Items from a data source
□ □ □ □ □ □ □
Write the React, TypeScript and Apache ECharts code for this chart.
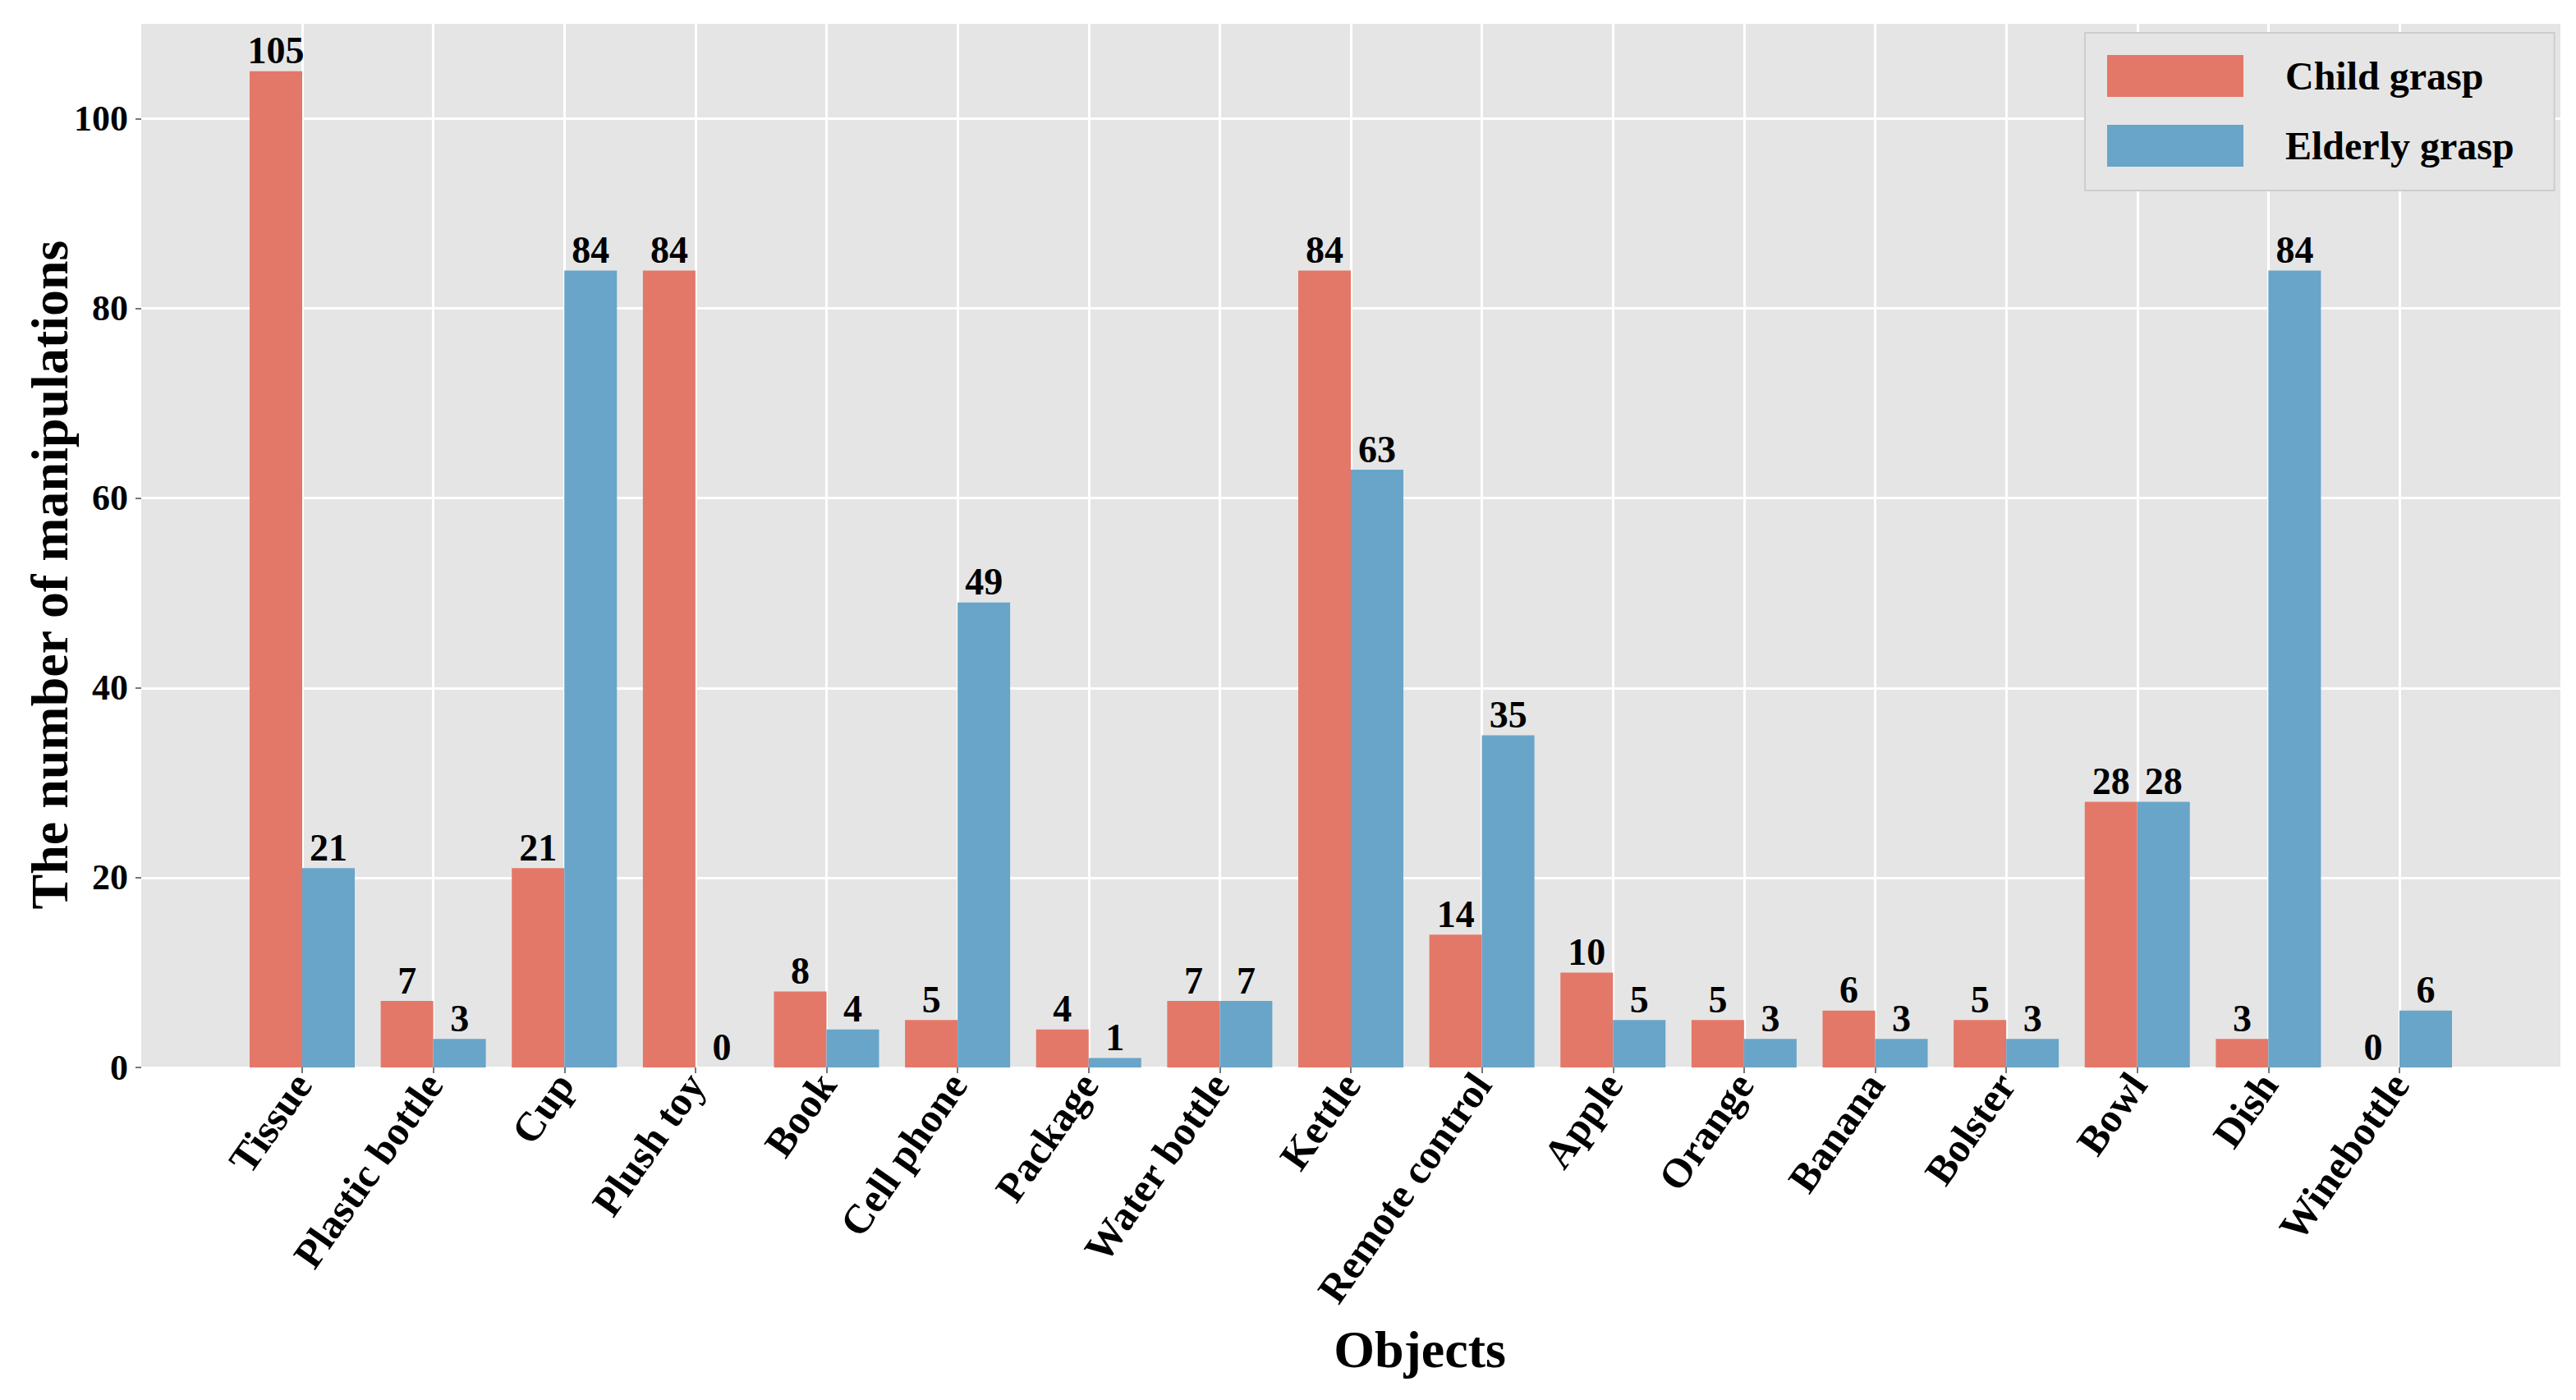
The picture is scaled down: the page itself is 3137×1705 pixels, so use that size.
import React, { useEffect, useRef } from "react";
import * as echarts from "echarts";

const categories = [
  "Tissue", "Plastic bottle", "Cup", "Plush toy", "Book", "Cell phone", "Package",
  "Water bottle", "Kettle", "Remote control", "Apple", "Orange", "Banana", "Bolster",
  "Bowl", "Dish", "Winebottle",
];
const childGrasp = [105, 7, 21, 84, 8, 5, 4, 7, 84, 14, 10, 5, 6, 5, 28, 3, 0];
const elderlyGrasp = [21, 3, 84, 0, 4, 49, 1, 7, 63, 35, 5, 3, 3, 3, 28, 84, 6];
const seriesNames = ["Child grasp", "Elderly grasp"];
const yTicks = { min: 0, max: 110, interval: 20 };
const yTitle = "The number of manipulations";
const xTitle = "Objects";

const FONT = "'Liberation Serif', 'Times New Roman', serif";
const RED = "#E37868";
const BLUE = "#69A5C9";

export default function App() {
  const ref = useRef<HTMLDivElement>(null);
  useEffect(() => {
    if (!ref.current) return;
    const chart = echarts.init(ref.current, undefined, { renderer: "svg" });
    const plotTop = 29;
    const plotBottom = 1300;
    const barLabel = {
      show: true,
      position: "top",
      distance: 2,
      fontFamily: FONT,
      fontWeight: "bold",
      fontSize: 46,
      color: "#000",
    };
    chart.setOption({
      animation: false,
      backgroundColor: "#ffffff",
      textStyle: { fontFamily: FONT },
      grid: [
        {
          left: 172,
          top: plotTop,
          width: 2946,
          height: plotBottom - plotTop,
          show: true,
          backgroundColor: "#E5E5E5",
          borderWidth: 0,
          containLabel: false,
        },
        {
          left: 368,
          top: plotTop,
          width: 2554,
          height: plotBottom - plotTop,
          show: false,
          containLabel: false,
        },
      ],
      xAxis: [
        { type: "value", gridIndex: 0, show: false, min: 0, max: 1 },
        {
          type: "category",
          gridIndex: 1,
          data: categories,
          boundaryGap: false,
          axisLine: { show: false },
          axisTick: { show: true, length: 7, lineStyle: { color: "#777", width: 2 } },
          axisLabel: {
            interval: 0,
            rotate: 55,
            margin: 12,
            padding: [20, 0, 0, 0],
            fontFamily: FONT,
            fontWeight: "bold",
            fontSize: 50,
            color: "#000",
          },
          splitLine: { show: true, lineStyle: { color: "#ffffff", width: 3 } },
        },
      ],
      yAxis: [
        {
          type: "value",
          gridIndex: 0,
          min: yTicks.min,
          max: yTicks.max,
          interval: yTicks.interval,
          axisLine: { show: false },
          axisTick: { show: true, length: 7, lineStyle: { color: "#777", width: 2 } },
          axisLabel: {
            showMaxLabel: false,
            margin: 16,
            fontFamily: FONT,
            fontWeight: "bold",
            fontSize: 44,
            color: "#000",
          },
          splitLine: { show: true, showMaxLine: false, lineStyle: { color: "#ffffff", width: 3 } },
        },
        {
          type: "value",
          gridIndex: 1,
          min: yTicks.min,
          max: yTicks.max,
          show: false,
          splitLine: { show: false },
        },
      ],
      legend: {
        orient: "vertical",
        left: 2539,
        top: 40,
        padding: [27, 49, 29, 27],
        backgroundColor: "#E5E5E5",
        borderColor: "#cdcdcd",
        borderWidth: 2,
        itemWidth: 166,
        itemHeight: 51,
        itemGap: 34,
        icon: "rect",
        data: seriesNames,
        textStyle: {
          fontFamily: FONT,
          fontWeight: "bold",
          fontSize: 48,
          color: "#000",
          lineHeight: 51,
          padding: [0, 0, 0, 46],
        },
      },
      series: [
        {
          name: seriesNames[0],
          type: "bar",
          xAxisIndex: 1,
          yAxisIndex: 1,
          data: childGrasp,
          barWidth: 64,
          barGap: "0%",
          clip: false,
          itemStyle: { color: RED },
          label: barLabel,
        },
        {
          name: seriesNames[1],
          type: "bar",
          xAxisIndex: 1,
          yAxisIndex: 1,
          data: elderlyGrasp,
          barWidth: 64,
          barGap: "0%",
          clip: false,
          itemStyle: { color: BLUE },
          label: barLabel,
        },
      ],
      graphic: [
        {
          type: "text",
          x: 60,
          y: 700,
          rotation: Math.PI / 2,
          style: {
            text: yTitle,
            fontFamily: FONT,
            fontWeight: "bold",
            fontSize: 64,
            fill: "#000",
            align: "center",
            verticalAlign: "middle",
          },
        },
        {
          type: "text",
          x: 1729,
          y: 1643,
          style: {
            text: xTitle,
            fontFamily: FONT,
            fontWeight: "bold",
            fontSize: 64,
            fill: "#000",
            align: "center",
            verticalAlign: "middle",
          },
        },
      ],
    });
    return () => chart.dispose();
  }, []);
  return (
    <div
      ref={ref}
      style={{ position: "fixed", left: 0, top: 0, width: "3137px", height: "1705px" }}
    />
  );
}
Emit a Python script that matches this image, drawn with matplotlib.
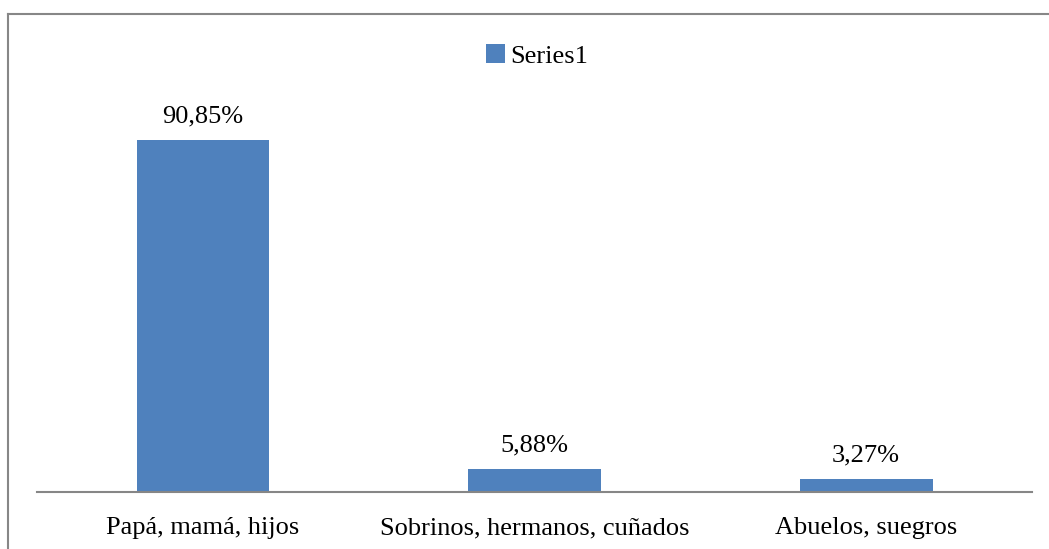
□ □ □ □ □ □ □
* **WHAT IS REQUIRED**
From the first line above through the line containing "import * as", copy everything exactly, without the pictures.

* **FINAL RESULT**
Write the React, TypeScript and Apache ECharts code for this chart.
The picture is scaled down: the page itself is 3137×1705 pixels, so use that size.
import React, { useEffect, useRef } from "react";
import * as echarts from "echarts";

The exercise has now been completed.